# Supplied material start
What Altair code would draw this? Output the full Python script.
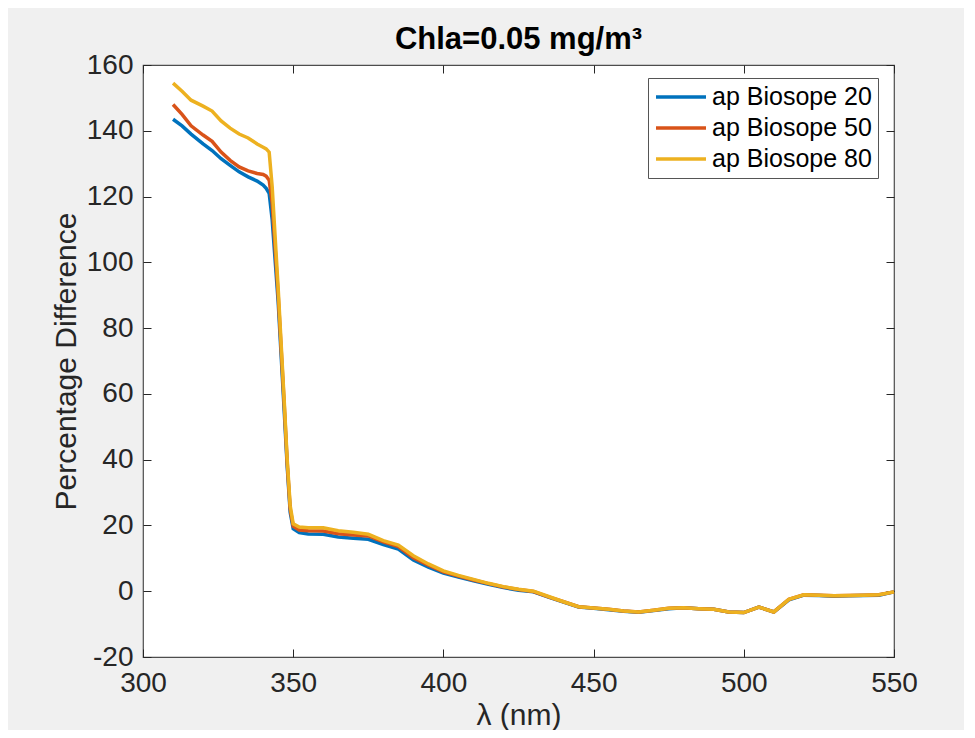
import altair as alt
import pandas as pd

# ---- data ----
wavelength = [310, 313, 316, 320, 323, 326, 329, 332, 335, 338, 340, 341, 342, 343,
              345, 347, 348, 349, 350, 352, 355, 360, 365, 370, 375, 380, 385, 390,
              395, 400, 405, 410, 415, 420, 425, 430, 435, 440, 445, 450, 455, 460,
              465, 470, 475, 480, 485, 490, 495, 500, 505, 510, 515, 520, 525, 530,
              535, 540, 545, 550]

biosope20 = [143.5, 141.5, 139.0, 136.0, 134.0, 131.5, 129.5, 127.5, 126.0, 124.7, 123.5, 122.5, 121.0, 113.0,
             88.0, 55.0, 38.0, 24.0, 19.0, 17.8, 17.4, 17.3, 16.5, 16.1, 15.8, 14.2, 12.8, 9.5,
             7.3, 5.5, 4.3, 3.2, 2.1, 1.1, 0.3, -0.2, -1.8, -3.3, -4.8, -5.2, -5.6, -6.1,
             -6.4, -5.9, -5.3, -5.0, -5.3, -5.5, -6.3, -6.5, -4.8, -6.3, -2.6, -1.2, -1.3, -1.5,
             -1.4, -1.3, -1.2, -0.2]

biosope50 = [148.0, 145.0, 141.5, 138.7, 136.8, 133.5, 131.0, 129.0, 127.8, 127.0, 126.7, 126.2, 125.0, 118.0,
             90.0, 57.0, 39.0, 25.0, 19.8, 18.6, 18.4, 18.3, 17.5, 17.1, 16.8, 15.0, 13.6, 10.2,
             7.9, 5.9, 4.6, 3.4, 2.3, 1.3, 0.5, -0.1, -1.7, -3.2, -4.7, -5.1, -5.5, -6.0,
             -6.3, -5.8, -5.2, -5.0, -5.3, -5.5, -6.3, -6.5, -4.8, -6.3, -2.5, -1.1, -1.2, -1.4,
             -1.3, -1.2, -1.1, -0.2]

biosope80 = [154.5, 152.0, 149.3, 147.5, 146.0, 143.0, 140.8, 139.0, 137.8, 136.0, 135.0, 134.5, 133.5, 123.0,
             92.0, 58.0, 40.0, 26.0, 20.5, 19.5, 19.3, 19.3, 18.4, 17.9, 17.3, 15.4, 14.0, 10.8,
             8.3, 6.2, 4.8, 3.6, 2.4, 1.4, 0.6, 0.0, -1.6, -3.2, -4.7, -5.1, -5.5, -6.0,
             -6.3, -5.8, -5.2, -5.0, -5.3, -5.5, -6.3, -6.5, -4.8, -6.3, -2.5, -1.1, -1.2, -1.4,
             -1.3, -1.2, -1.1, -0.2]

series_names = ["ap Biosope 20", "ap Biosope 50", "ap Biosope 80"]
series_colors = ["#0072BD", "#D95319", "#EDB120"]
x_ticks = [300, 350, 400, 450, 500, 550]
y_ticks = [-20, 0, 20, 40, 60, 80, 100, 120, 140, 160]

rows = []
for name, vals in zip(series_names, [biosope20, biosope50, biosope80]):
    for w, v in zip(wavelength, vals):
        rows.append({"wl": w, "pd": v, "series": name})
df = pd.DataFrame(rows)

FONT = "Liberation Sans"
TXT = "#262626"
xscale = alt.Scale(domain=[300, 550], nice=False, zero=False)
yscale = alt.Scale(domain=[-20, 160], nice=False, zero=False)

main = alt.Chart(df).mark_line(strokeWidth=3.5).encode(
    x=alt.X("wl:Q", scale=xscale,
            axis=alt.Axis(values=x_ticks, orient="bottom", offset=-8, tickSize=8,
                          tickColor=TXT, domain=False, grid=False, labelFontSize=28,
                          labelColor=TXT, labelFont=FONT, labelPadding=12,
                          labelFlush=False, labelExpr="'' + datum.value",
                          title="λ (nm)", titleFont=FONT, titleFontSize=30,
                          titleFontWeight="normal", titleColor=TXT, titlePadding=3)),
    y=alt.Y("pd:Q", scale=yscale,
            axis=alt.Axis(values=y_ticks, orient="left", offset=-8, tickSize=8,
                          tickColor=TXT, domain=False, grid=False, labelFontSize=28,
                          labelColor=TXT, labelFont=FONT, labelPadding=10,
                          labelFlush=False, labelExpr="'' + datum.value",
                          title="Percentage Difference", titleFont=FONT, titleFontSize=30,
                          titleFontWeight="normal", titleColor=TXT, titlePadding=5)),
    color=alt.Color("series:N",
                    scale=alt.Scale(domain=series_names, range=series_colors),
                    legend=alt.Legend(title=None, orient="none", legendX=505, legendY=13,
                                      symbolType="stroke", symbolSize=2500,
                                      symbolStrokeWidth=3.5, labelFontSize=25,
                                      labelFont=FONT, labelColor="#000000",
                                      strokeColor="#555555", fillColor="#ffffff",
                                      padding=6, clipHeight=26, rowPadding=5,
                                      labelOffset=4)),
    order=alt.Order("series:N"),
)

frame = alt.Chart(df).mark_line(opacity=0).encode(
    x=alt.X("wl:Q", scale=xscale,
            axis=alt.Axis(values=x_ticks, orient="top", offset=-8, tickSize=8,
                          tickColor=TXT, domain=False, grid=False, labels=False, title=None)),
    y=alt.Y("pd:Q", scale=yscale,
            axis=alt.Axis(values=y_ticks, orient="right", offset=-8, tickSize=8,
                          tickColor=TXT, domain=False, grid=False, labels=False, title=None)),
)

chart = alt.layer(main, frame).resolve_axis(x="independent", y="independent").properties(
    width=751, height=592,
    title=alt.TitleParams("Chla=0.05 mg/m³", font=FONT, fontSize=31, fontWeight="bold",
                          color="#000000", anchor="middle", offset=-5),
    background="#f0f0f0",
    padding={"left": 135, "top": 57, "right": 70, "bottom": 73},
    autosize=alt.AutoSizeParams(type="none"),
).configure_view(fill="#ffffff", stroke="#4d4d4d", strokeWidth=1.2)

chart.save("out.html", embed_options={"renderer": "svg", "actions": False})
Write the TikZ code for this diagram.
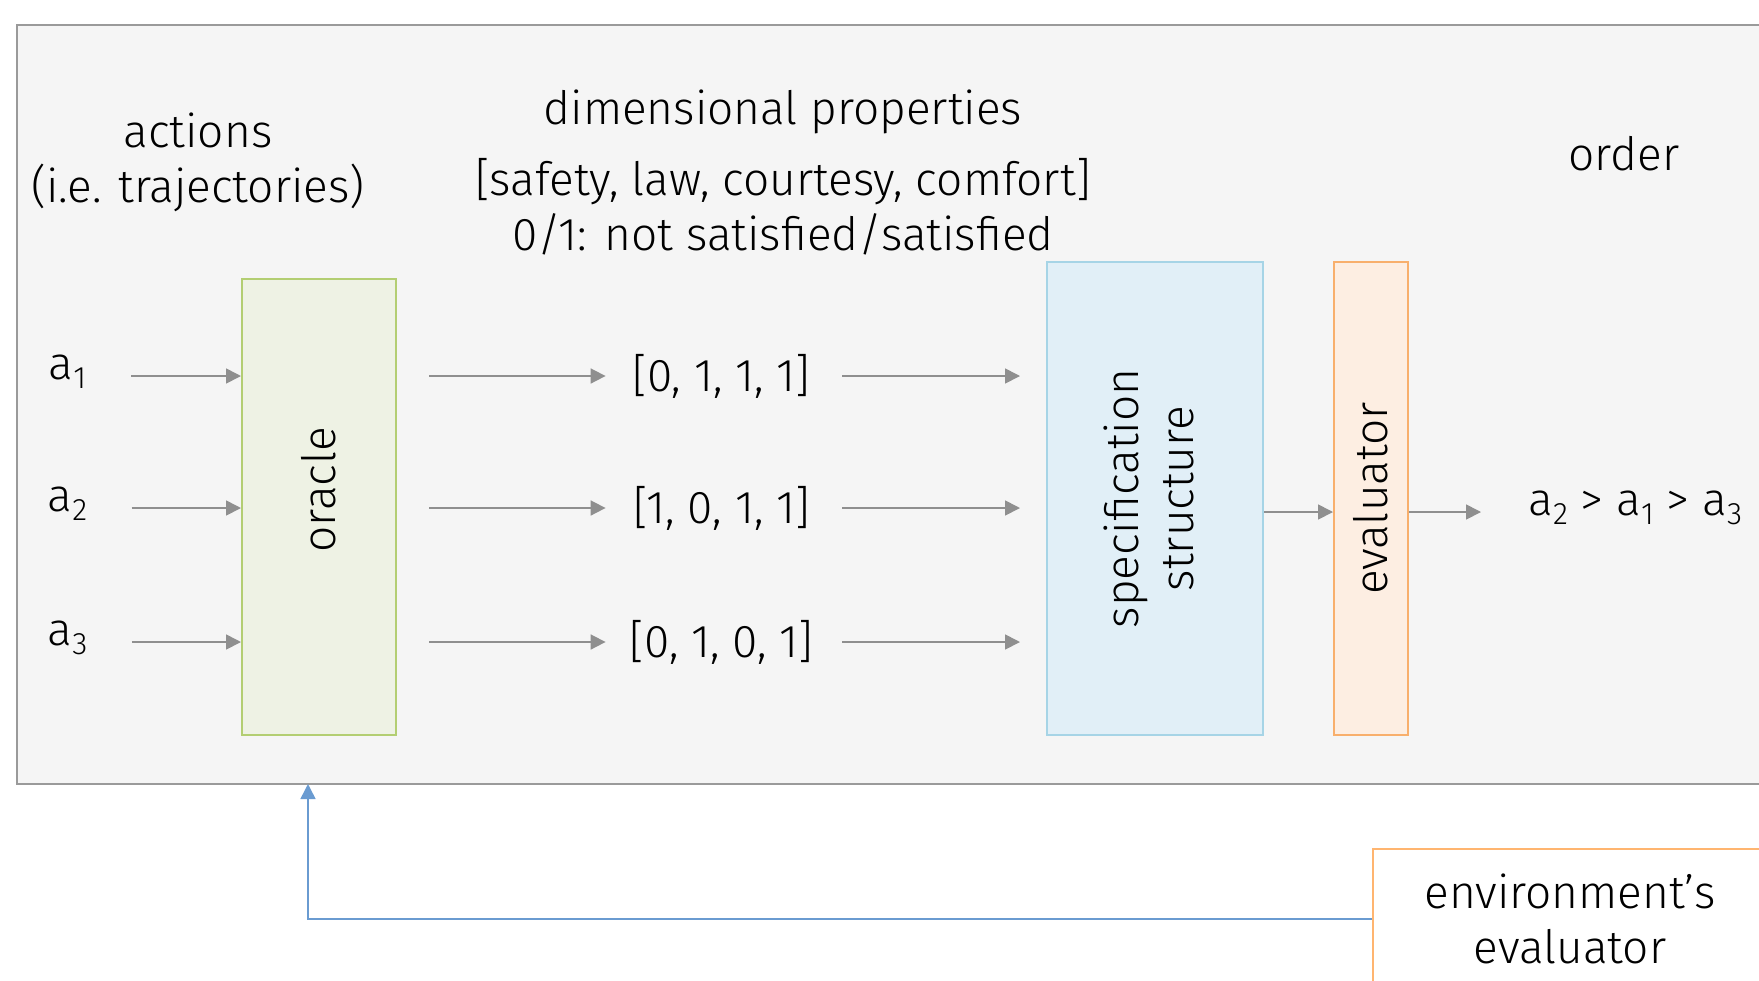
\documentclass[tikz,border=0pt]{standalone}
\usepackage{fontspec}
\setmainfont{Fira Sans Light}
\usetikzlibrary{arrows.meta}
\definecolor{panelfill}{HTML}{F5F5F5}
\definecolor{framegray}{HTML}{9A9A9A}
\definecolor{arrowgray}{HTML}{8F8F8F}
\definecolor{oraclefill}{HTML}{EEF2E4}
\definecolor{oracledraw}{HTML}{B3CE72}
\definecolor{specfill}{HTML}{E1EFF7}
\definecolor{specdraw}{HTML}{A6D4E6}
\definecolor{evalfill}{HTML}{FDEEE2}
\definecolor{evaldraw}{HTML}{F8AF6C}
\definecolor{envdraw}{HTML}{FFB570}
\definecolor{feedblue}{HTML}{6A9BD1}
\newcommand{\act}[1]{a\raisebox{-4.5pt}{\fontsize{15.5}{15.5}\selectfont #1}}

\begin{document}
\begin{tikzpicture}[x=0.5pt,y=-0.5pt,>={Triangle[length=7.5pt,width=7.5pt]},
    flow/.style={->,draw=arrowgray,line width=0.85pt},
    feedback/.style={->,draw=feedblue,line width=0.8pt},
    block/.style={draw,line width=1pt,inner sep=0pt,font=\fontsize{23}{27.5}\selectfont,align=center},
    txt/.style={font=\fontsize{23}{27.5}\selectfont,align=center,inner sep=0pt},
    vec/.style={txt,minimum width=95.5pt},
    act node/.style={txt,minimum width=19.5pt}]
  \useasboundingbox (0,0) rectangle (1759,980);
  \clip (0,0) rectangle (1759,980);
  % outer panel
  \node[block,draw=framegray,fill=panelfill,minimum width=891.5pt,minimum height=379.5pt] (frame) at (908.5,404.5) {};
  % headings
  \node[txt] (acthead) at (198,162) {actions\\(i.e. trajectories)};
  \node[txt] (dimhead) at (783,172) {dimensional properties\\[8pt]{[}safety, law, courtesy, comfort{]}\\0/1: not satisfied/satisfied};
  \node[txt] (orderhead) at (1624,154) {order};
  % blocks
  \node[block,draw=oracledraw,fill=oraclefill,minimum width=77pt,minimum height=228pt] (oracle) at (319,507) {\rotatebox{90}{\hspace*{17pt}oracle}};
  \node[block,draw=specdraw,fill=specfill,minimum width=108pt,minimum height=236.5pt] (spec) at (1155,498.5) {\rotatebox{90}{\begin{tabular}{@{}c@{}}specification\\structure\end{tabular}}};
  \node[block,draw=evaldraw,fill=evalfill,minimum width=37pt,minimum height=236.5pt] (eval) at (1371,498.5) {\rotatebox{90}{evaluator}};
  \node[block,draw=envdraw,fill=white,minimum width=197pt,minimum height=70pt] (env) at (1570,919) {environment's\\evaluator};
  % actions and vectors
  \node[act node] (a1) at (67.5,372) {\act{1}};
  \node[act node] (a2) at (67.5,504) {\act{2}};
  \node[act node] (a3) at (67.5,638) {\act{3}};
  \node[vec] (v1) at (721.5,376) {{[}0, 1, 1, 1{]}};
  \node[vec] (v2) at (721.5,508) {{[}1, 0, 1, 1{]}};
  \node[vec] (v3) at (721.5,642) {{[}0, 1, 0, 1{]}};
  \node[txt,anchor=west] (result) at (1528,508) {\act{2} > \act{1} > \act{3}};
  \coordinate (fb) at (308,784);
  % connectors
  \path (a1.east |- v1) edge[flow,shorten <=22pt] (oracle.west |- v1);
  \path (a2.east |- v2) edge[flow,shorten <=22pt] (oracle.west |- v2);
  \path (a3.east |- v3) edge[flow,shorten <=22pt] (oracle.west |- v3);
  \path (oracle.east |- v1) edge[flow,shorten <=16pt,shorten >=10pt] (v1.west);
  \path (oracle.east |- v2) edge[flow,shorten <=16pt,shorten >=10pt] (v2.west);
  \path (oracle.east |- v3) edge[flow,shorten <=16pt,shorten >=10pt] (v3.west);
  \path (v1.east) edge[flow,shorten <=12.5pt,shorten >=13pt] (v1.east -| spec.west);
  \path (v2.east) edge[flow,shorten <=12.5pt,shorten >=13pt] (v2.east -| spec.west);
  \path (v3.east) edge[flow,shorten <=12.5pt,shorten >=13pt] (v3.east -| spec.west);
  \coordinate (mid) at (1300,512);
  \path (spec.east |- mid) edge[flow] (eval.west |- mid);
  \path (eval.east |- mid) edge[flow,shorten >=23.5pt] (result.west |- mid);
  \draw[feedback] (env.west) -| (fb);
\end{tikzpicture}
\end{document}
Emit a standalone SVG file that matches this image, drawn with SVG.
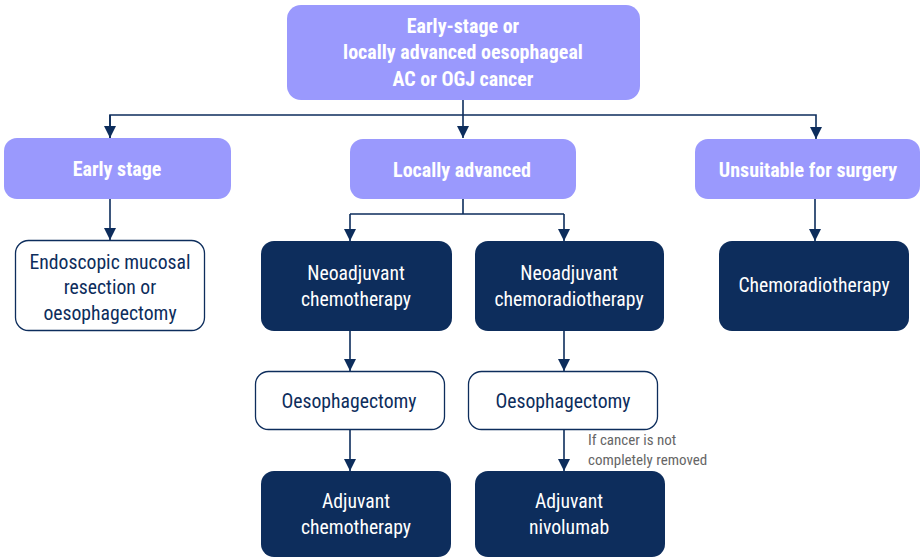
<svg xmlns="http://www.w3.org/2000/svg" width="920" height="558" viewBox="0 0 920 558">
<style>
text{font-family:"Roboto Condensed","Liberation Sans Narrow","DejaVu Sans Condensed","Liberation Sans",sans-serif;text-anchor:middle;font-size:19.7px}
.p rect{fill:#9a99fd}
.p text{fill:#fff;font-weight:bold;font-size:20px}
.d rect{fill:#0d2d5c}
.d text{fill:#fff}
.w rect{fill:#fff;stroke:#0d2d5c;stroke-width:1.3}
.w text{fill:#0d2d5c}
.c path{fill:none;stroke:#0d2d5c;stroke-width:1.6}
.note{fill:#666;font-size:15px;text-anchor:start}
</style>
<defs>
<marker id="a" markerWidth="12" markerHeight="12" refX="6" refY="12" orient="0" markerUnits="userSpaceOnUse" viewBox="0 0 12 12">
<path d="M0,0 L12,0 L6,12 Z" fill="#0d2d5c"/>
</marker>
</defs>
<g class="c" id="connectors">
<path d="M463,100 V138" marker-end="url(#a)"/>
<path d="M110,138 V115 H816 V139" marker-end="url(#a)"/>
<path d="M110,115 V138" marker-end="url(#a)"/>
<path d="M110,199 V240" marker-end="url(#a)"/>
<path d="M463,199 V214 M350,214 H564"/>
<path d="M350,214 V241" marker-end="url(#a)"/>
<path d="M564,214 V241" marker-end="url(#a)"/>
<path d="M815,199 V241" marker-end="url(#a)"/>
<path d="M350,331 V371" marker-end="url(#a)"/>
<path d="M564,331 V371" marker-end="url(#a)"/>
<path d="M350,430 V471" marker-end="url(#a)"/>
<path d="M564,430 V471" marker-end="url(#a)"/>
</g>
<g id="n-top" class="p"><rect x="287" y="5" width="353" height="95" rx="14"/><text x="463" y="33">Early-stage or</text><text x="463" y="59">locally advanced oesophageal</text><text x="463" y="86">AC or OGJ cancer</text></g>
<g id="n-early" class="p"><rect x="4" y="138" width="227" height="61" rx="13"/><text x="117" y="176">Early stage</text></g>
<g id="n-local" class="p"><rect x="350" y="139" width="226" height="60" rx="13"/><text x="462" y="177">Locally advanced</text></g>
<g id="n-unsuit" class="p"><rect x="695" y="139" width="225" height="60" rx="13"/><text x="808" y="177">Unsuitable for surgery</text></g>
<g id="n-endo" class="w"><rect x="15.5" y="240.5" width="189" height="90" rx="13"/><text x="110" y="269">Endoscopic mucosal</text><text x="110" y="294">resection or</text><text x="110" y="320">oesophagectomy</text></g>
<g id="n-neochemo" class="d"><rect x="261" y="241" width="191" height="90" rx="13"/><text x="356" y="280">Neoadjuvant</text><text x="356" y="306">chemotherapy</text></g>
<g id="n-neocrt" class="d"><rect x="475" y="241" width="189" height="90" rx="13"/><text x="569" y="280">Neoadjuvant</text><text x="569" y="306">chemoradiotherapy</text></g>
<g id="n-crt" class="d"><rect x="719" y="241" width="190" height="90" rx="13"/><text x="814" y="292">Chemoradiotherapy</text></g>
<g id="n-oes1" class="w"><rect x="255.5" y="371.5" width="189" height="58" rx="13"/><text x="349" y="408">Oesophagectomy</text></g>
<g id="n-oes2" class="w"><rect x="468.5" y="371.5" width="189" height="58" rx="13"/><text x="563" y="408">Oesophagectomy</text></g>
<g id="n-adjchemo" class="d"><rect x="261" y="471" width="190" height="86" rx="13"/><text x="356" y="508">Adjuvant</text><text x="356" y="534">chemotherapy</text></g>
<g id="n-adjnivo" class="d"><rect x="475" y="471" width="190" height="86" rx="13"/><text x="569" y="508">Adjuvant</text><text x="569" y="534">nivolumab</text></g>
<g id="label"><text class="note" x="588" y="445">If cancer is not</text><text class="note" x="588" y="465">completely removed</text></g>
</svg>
# Supplied material end
• What you need to do: Show every line that contains the word "standalone".

• Full response:
\documentclass[tikz,border=0pt]{standalone}
Emit a standalone SVG file that matches this image, drawn with SVG.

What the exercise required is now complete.